* BEGIN Information supplied *

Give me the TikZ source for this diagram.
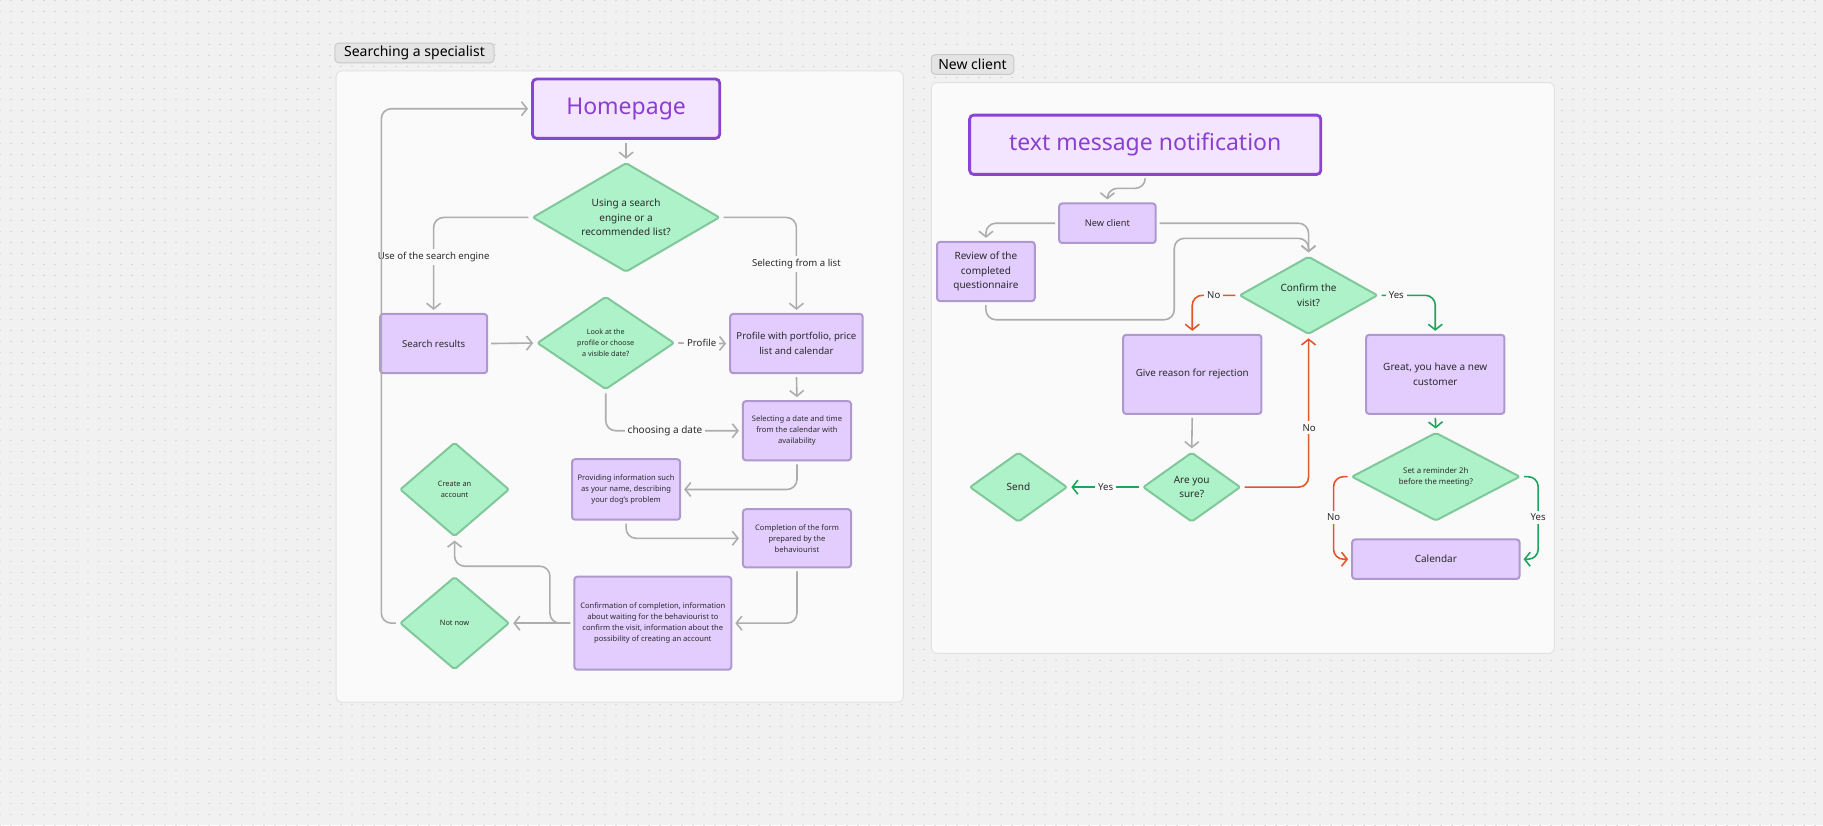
\documentclass[tikz,border=0pt]{standalone}
\usepackage{fontspec}
\setmainfont{Noto Sans}
\usetikzlibrary{shapes.geometric,arrows.meta,patterns.meta}
\definecolor{canvas}{HTML}{F1F1F1}
\definecolor{dotc}{HTML}{C4C4C4}
\definecolor{panelbg}{HTML}{FAFAFA}
\definecolor{panelline}{HTML}{E2E2E2}
\definecolor{tagfill}{HTML}{E4E4E4}
\definecolor{tagline}{HTML}{C9C9C9}
\definecolor{boxfill}{HTML}{E3CDFE}
\definecolor{boxdraw}{HTML}{AE99CF}
\definecolor{homefill}{HTML}{F3E4FF}
\definecolor{homedraw}{HTML}{8A44D0}
\definecolor{hometext}{HTML}{8A3FD0}
\definecolor{diafill}{HTML}{AEF2C9}
\definecolor{diadraw}{HTML}{80C79A}
\definecolor{lgray}{HTML}{ADADAD}
\definecolor{redc}{HTML}{E2562B}
\definecolor{greenc}{HTML}{1FA45E}
\definecolor{txt}{HTML}{2A2A2A}
\newcommand\fz[2]{\fontsize{#1}{#2}\selectfont}
\begin{document}
\begin{tikzpicture}[x=0.5813pt,y=-0.5813pt,
  box/.style 2 args={rectangle, rounded corners=1.5pt, draw=boxdraw, fill=boxfill, line width=1pt,
    minimum width={#1*0.5813pt}, minimum height={#2*0.5813pt}, inner sep=0pt, align=center, text=txt},
  homebox/.style 2 args={rectangle, rounded corners=2pt, draw=homedraw, fill=homefill, line width=1.4pt,
    minimum width={#1*0.5813pt}, minimum height={#2*0.5813pt}, inner sep=0pt, align=center, text=hometext,
    font=\fz{11.5}{14}},
  dia/.style 2 args={diamond, draw=diadraw, fill=diafill, line width=1pt, line join=round, rounded corners=1pt,
    minimum width={#1*0.5813pt}, minimum height={#2*0.5813pt}, inner sep=0pt},
  dl/.style={align=center, text=txt},
  elabel/.style={fill=panelbg, inner sep=1.5pt, text=txt, font=\fz{4.8}{6}},
  tag/.style 2 args={rectangle, rounded corners=2pt, draw=tagline, fill=tagfill, line width=0.5pt,
    minimum width={#1*0.5813pt}, minimum height={#2*0.5813pt}, inner sep=0pt, text=black, font=\fz{7}{8}},
  panel/.style={fill=panelbg, draw=panelline, line width=0.5pt, rounded corners=3pt},
  conn/.style={line width=0.8pt, rounded corners=5pt, shorten <=1.5pt, shorten >=1.5pt,
    -{Straight Barb[length=2.8pt,width=7pt]}},
  garr/.style={conn, draw=lgray},
  rarr/.style={conn, draw=redc},
  gnarr/.style={conn, draw=greenc},
]
\useasboundingbox (0,0) rectangle (1568,710);
\fill[canvas] (0,0) rectangle (1568,710);
\fill[pattern={Dots[radius=0.35pt,distance=5.5pt]}, pattern color=dotc] (0,0) rectangle (1568,710);

% panels
\draw[panel] (289,61) rectangle (777,604);
\draw[panel] (801,71) rectangle (1337,562);
\node[tag={137}{17}] (tag1) at (356.5,45.5) {Searching a specialist};
\node[tag={71}{17}] (tag2) at (836.5,55.5) {New client};

% ---------- Panel 1 ----------
\node[homebox={161}{51}] (home) at (538.5,93.5) {Homepage};
\node[dia={161}{94}, label={[dl, font=\fz{5}{7.3}]center:{Using a search\\engine or a\\recommended list?}}] (d1) at (538.5,187) {};
\node[box={92}{51}, font=\fz{4.8}{7.2}] (search) at (373,295.5) {Search results};
\node[dia={118}{80}, label={[dl, font=\fz{3.6}{5.5}]center:{Look at the\\profile or choose\\a visible date?}}] (d2) at (521,295) {};
\node[box={114}{51}, font=\fz{4.8}{7.2}] (profile) at (685,295.5) {Profile with portfolio, price\\list and calendar};
\node[box={93}{51}, font=\fz{3.8}{5.5}] (select) at (685.5,370.5) {Selecting a date and time\\from the calendar with\\availability};
\node[box={93}{52}, font=\fz{3.8}{5.5}] (provide) at (538.5,421) {Providing information such\\as your name, describing\\your dog's problem};
\node[box={93}{50}, font=\fz{3.8}{5.5}] (form) at (685.5,463) {Completion of the form\\prepared by the\\behaviourist};
\node[box={135}{80}, font=\fz{3.8}{5.5}] (confirm) at (561.5,536) {Confirmation of completion, information\\about waiting for the behaviourist to\\confirm the visit, information about the\\possibility of creating an account};
\node[dia={94}{81}, label={[dl, font=\fz{3.7}{5.5}]center:{Create an\\account}}] (create) at (391,421) {};
\node[dia={94}{80}, label={[dl, font=\fz{3.7}{5.5}]center:{Not now}}] (notnow) at (391,536) {};

\coordinate (j1) at (473,487);
\coordinate (lp) at (328,300);

\draw[garr] (home.south) -- (d1.north);
\draw[garr] (d1.west) -| (search.north);
\node[elabel] (l1) at (373,221) {Use of the search engine};
\draw[garr] (d1.east) -| (profile.north);
\node[elabel] (l2) at (685,227) {Selecting from a list};
\draw[garr] (search.east) -- (d2.west);
\draw[garr] (d2.east) -- (profile.west);
\node[elabel] (l3) at (603.5,295) {Profile};
\draw[garr] (profile.south) -- (select.north);
\draw[garr] (d2.south) |- (select.west);
\node[elabel, font=\fz{5}{6}] (l4) at (572,370.5) {choosing a date};
\draw[garr] (select.south) |- (provide.east);
\draw[garr] (provide.south) |- (form.west);
\draw[garr] (form.south) |- (confirm.east);
\draw[garr] (confirm.west) -- (notnow.east);
\draw[garr] (confirm.west) -| (j1) -| (create.south);
\draw[garr] (notnow.west) -| (lp |- home.west) -- (home.west);

% ---------- Panel 2 ----------
\node[homebox={302}{51}] (sms) at (985,124.5) {text message notification};
\node[box={83}{34}, font=\fz{4.6}{6}] (newc) at (952.5,192) {New client};
\node[box={84}{51}, font=\fz{5}{7.3}] (review) at (848,233.5) {Review of the\\completed\\questionnaire};
\node[dia={119}{67}, label={[dl, font=\fz{5}{7.3}]center:{Confirm the\\visit?}}] (confv) at (1125.5,254) {};
\node[box={119}{68}, font=\fz{4.9}{7.3}] (reason) at (1025.5,322) {Give reason for rejection};
\node[box={119}{68}, font=\fz{5}{7.3}] (great) at (1234.5,322) {Great, you have a new\\customer};
\node[dia={84}{60}, label={[dl, font=\fz{5}{7.3}]center:{Are you\\sure?}}] (sure) at (1025,419) {};
\node[dia={84}{60}, label={[dl, font=\fz{5}{7.3}]center:{Send}}] (send) at (876,419) {};
\node[dia={145}{76}, label={[dl, font=\fz{3.9}{5.5}]center:{Set a reminder 2h\\before the meeting?}}] (remind) at (1235,410) {};
\node[box={144}{34}, font=\fz{5}{6}] (cal) at (1235,481) {Calendar};

\coordinate (h162) at (0,162);
\coordinate (k1) at (1010,275);
\coordinate (k2) at (1080,205);
\coordinate (m1) at (1147,445);
\coordinate (m2) at (1323,445);

\draw[garr] (sms.south) -- (sms.south |- h162) -| (newc.north);
\draw[garr] (newc.west) -| (review.north);
\draw[garr] (newc.east) -| (confv.north);
\draw[garr] (review.south) |- (k1) |- (k2) -| (confv.north);
\draw[rarr] (confv.west) -| (reason.north);
\node[elabel] (n1) at (1044,254) {No};
\draw[gnarr] (confv.east) -| (great.north);
\node[elabel] (y1) at (1201,254) {Yes};
\draw[garr] (reason.south) -- (sure.north);
\draw[gnarr] (sure.west) -- (send.east);
\node[elabel] (y2) at (951,419) {Yes};
\draw[rarr] (sure.east) -| (confv.south);
\node[elabel] (n2) at (1126,368) {No};
\draw[gnarr] (great.south) -- (remind.north);
\draw[rarr] (remind.west) -| (m1) |- (cal.west);
\node[elabel] (n3) at (1147,445) {No};
\draw[gnarr] (remind.east) -| (m2) |- (cal.east);
\node[elabel] (y3) at (1323,445) {Yes};
\end{tikzpicture}
\end{document}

* END Information supplied *

_Your objective:_
Using the listing, copy every line where the word "Give" shows up.

_Answer for this exercise:_
Give me the TikZ source for this diagram.
\node[box={119}{68}, font=\fz{4.9}{7.3}] (reason) at (1025.5,322) {Give reason for rejection};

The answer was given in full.